Saturday, March 9, 2019

Easy like "Saturday" Morning

This morning was basically perfection with you...

You woke up after 8:00! You came in to tell us that your clock was green (it means you can get out of bed). You jumped into bed with us and gave us some cuddles. You were the most pleasant creatures ever!

We ate breakfast together at the table and talked about what our day would be like. You played in the tub for at least a half hour, while I took a shower and got a few things picked up. You helped me in Jack's room, admiring all of his "cute" clothes. You told me how he was going to be your baby and you'd dress him up and hold him.

Some days with you are just too picture perfect to even describe!

Let's be real though...



There are two of you and you are 3. Your emotions are so big right now, they consume all of you! Your "twin world" has gotten you into some trouble recently. You guys aren't afraid to embark on any "challenge" and or "feat" as long as you are together. The phrase, "partners in crime" is real! Your wildness is out of this world and if not contained, things get crazy. Bounce houses get tipped over (while in them), dads get power bombed, and there are so many messes!

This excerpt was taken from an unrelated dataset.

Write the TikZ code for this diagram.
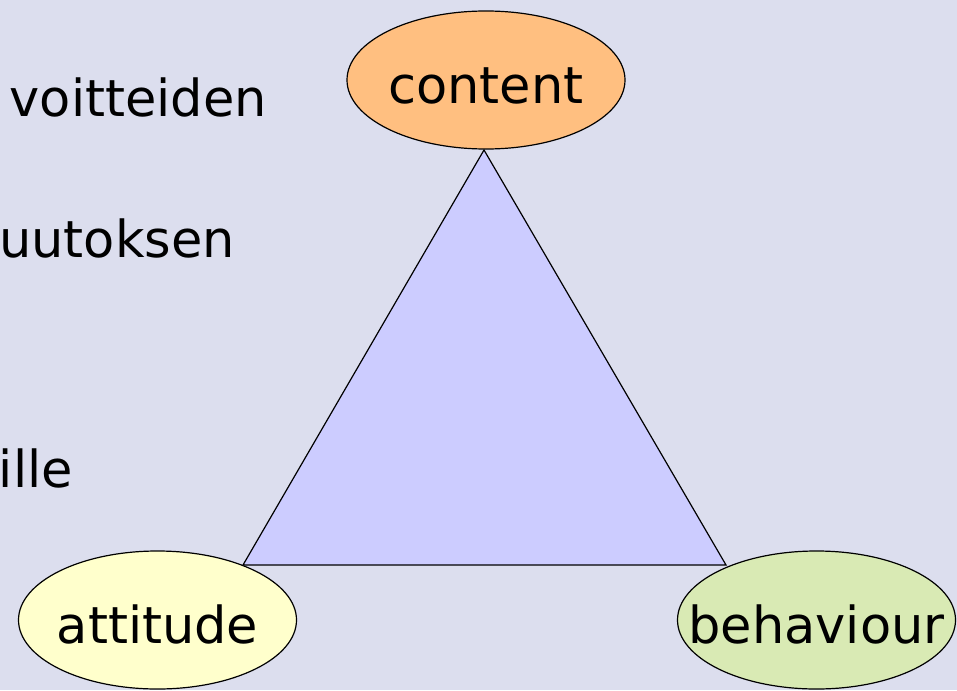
\documentclass[tikz,border=0pt]{standalone}
\usepackage{fontspec}
\setmainfont{DejaVu Sans}
\usetikzlibrary{shapes.geometric}
\definecolor{bgcol}{RGB}{220,222,238}
\definecolor{tricol}{RGB}{204,204,255}
\definecolor{contentcol}{RGB}{255,191,128}
\definecolor{attitudecol}{RGB}{255,255,204}
\definecolor{behaviourcol}{RGB}{217,234,180}
\tikzset{bigfont/.style={font=\fontsize{51}{60}\selectfont},
  corner/.style={draw, ellipse, line width=1.2pt, minimum width=278pt, minimum height=138pt, inner sep=0pt},
  cornertext/.style={bigfont, inner sep=0pt, text height=46pt, text depth=0pt},
  cuttext/.style={bigfont, anchor=base east, inner sep=0pt}}
\begin{document}
\begin{tikzpicture}[x=1pt, y=-1pt]
\useasboundingbox (0,0) rectangle (957,690);
\clip (0,0) rectangle (957,690);
\fill[bgcol] (0,0) rectangle (957,690);
% text cut off at the left edge
\node[cuttext](t1) at (267,117) {voitteiden};
\node[cuttext](t2) at (235,257) {uutoksen};
\node[cuttext](t3) at (73,487) {ille};
% triangle
\coordinate (top) at (484,150);
\coordinate (left) at (243,565);
\coordinate (right) at (726,565);
\filldraw[fill=tricol, draw=black, line width=1.2pt](top)--(left)--(right)--cycle;
% the three corners
\node[corner, fill=contentcol](content) at (486,80) {};
\node[cornertext] at (content.center) {content};
\node[corner, fill=attitudecol](attitude) at (157.5,620) {};
\node[cornertext] at (attitude.center) {attitude};
\node[corner, fill=behaviourcol](behaviour) at (816.5,620) {};
\node[cornertext] at (behaviour.center) {behaviour};
\end{tikzpicture}
\end{document}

You both take turns pushing limits, showing your strong will, and melting down. You are constantly showing us and reminding us that you are 3. Your emotions are so impressive these days; it's almost like living with two people with split personalities.

This is often not pretty.
This is what most days look like.
My energy level is at an all time low.
My body physically cannot do things it thinks it can.
I work all day.
I come home and cook.
We play hard.
We get baths.
We snuggle.

Some days with you are just too picture perfect to even describe.

You've gotten to this part and you're thinking, "she's lost it", "she's for sure gone mad!"

I am not saying this because I enjoy these crazy days like I enjoy our "easy Saturday mornings".

But, I do enjoy these days. The tired. The pain. The crazy. The emotions. All of these things I begged to have about 5 years ago. These are our memories in the making; the good, the bad, and the ugly!

I will always love our time together, even when it's hard. My "love" looks different on different days. But, at night when I lay in bed and think about why I am so exhausted and in physical pain (Jack already wreaking havoc) I love that you are my reasons for it all.

If we think right now is hard...I cannot imagine how we will feel in roughly 11 days when we add another...

No matter what you "throw" at me, you all will always be my "Easy like Saturday Mornings".

On a side note--Jack let's get this show on the road buddy...we are MORE than ready to meet your sweet soul!